* [GIVEN EXERCISE]: Go through the records and copy each line where the word "this" occurs.

* [RECORDS FOR THE TASK]:
— BEGIN —

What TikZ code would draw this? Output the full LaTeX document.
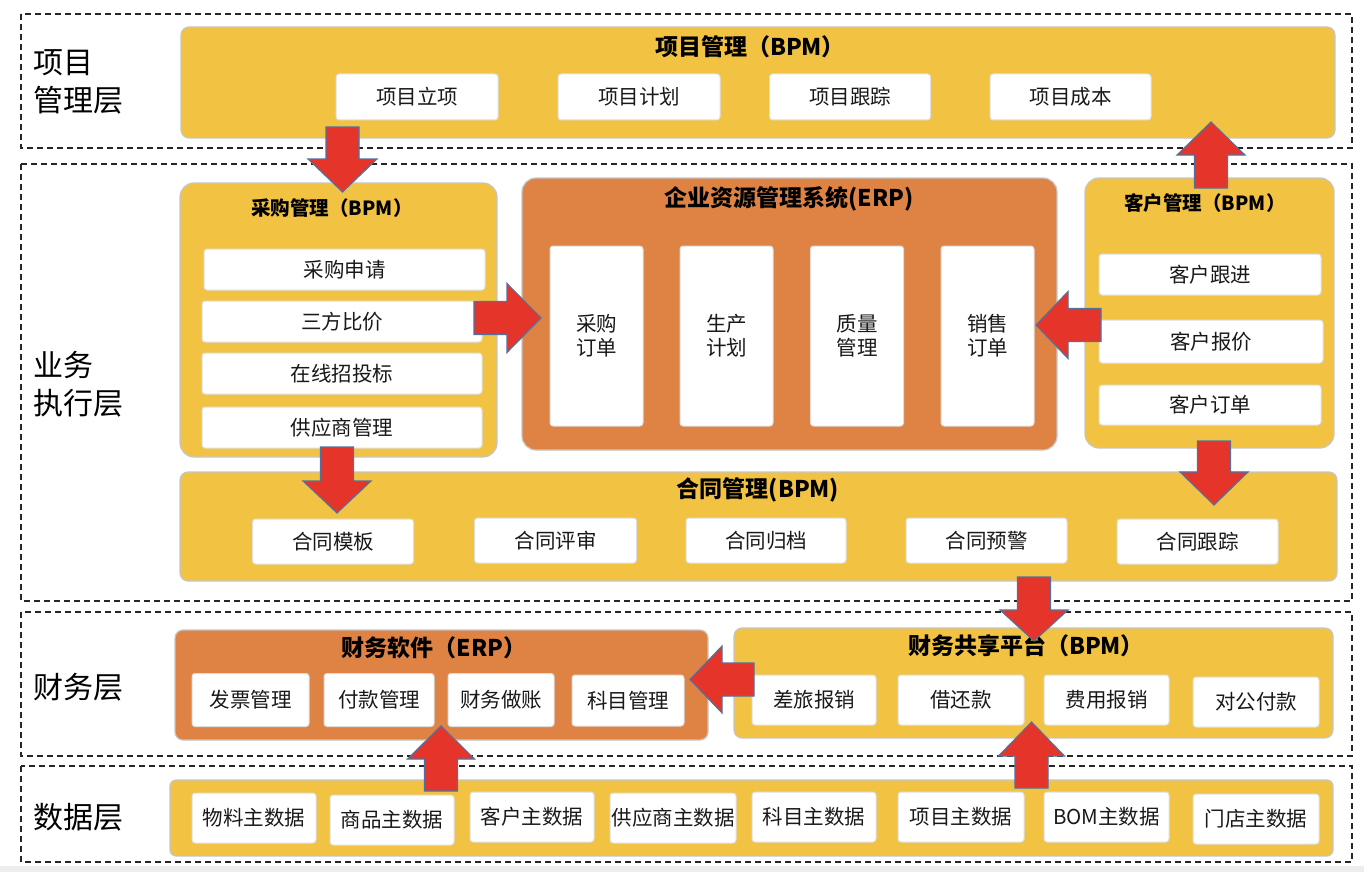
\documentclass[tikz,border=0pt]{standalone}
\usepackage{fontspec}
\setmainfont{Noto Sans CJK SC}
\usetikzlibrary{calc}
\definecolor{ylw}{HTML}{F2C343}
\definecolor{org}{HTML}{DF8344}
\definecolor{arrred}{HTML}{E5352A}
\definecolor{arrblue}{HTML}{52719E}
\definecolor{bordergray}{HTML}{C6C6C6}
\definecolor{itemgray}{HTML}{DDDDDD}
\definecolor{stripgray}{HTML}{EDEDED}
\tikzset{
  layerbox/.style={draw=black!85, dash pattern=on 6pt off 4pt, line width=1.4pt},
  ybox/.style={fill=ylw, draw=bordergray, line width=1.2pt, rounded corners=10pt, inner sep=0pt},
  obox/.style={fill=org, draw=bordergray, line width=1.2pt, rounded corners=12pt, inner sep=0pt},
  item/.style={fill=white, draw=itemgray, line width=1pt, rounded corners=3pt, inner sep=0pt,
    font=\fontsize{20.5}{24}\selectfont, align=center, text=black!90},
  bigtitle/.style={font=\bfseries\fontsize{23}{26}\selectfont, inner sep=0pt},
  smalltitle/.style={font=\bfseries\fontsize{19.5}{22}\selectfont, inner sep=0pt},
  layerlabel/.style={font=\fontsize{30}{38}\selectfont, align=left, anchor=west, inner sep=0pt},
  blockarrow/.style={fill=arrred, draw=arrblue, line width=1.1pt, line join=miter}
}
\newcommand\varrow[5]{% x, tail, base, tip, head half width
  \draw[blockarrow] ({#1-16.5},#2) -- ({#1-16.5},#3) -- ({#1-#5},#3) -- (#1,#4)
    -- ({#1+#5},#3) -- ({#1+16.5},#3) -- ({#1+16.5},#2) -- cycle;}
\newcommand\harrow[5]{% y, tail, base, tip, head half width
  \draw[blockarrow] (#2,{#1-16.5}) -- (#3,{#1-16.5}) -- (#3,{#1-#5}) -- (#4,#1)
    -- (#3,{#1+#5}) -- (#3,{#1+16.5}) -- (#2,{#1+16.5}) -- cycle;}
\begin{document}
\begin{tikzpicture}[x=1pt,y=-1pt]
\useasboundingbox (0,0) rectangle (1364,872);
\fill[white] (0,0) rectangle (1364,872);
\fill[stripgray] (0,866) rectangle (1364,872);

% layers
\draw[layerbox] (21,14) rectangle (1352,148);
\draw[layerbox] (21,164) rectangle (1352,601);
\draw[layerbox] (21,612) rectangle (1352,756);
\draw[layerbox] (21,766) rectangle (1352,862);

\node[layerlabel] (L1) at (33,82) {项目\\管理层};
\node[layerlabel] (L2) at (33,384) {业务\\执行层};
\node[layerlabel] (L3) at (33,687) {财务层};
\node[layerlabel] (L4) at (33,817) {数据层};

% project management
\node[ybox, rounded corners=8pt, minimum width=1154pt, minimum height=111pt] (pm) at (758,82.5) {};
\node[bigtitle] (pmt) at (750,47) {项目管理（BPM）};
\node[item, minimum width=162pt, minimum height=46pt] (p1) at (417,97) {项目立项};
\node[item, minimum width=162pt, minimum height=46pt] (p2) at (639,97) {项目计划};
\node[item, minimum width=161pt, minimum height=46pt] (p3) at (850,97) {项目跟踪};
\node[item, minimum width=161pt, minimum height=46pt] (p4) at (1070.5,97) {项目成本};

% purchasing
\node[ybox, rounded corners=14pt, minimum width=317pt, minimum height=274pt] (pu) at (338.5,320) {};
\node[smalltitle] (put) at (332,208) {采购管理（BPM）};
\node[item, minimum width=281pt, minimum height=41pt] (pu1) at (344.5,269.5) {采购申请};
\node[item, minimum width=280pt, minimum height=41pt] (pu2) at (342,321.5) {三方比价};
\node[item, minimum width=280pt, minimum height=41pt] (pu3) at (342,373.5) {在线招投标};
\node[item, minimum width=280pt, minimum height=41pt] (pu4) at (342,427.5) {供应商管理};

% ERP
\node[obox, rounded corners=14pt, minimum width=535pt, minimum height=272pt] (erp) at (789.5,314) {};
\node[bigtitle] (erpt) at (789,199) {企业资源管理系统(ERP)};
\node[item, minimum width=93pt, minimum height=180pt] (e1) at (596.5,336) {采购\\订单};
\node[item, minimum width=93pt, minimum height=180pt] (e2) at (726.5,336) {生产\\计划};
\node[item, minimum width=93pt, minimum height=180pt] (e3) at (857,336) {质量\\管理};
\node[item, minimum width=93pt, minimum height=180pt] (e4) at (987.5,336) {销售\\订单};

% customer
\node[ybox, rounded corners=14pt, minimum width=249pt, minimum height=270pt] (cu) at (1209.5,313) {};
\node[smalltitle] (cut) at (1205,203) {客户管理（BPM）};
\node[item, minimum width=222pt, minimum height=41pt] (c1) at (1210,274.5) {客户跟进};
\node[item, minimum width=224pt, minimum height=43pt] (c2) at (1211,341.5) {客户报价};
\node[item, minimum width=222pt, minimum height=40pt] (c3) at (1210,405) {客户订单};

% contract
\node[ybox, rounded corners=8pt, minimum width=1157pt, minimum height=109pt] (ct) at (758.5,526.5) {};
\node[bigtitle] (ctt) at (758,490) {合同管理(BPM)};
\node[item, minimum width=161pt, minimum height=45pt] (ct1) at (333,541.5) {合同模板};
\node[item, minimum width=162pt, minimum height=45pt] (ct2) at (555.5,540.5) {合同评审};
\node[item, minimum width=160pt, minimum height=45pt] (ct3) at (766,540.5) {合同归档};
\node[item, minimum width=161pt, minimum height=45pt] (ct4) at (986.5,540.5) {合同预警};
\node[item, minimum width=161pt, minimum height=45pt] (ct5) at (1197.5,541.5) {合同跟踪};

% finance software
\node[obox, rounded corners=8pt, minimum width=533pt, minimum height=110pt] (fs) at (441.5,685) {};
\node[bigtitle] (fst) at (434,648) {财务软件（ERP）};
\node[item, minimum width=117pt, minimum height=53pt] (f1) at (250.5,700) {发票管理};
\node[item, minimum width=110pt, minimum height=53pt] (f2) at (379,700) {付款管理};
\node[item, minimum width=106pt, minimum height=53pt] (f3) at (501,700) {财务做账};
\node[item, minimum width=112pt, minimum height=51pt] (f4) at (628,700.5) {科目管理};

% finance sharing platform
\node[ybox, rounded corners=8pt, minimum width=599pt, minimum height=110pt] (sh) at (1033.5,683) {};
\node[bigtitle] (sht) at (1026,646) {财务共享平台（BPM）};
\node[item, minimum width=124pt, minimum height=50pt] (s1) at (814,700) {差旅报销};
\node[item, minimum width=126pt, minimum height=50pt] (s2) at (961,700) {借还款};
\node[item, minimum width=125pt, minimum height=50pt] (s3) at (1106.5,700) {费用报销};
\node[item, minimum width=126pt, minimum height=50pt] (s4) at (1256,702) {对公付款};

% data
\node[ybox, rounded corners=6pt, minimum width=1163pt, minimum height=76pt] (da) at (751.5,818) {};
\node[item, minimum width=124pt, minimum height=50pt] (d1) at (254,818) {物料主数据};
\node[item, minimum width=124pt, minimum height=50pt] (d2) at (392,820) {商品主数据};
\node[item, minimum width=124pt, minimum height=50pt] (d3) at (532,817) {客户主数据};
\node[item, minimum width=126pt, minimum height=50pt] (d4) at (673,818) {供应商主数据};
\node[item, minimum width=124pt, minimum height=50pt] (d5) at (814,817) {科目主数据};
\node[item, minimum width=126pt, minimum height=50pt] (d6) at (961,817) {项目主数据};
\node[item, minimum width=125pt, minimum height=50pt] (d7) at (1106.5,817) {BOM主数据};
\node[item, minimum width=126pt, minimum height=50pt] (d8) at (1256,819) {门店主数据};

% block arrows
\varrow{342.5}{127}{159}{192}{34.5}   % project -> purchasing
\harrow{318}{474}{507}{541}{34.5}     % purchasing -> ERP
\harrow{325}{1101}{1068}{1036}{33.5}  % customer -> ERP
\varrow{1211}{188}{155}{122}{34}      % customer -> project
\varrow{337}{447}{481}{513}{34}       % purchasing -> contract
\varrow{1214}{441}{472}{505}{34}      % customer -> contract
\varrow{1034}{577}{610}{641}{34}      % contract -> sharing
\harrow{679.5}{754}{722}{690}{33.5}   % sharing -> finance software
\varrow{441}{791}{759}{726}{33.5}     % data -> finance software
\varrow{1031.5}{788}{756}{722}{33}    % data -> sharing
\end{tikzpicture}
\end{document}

— END —
— BEGIN —

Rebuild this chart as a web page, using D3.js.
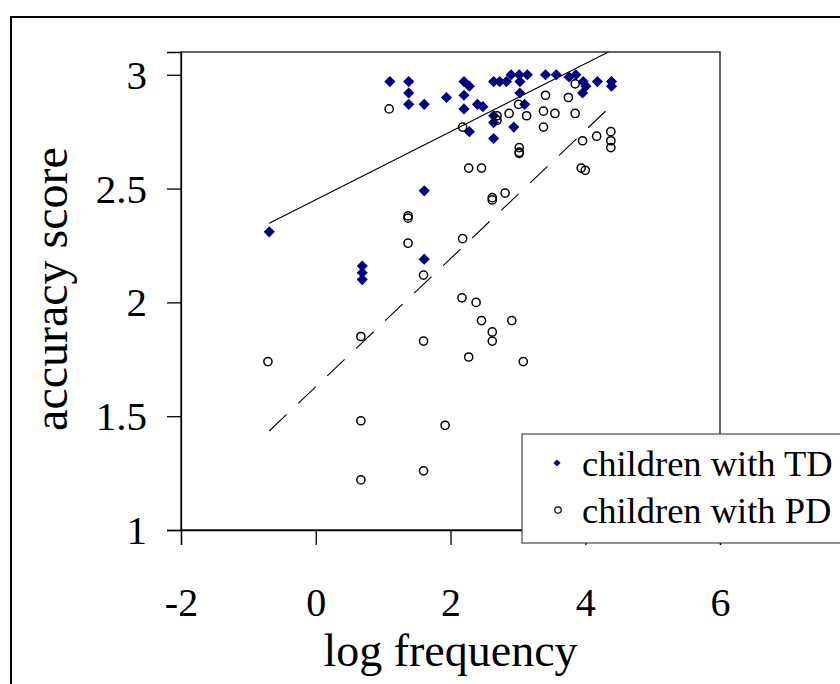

— END —

* [REPLY]:
What TikZ code would draw this? Output the full LaTeX document.
Rebuild this chart as a web page, using D3.js.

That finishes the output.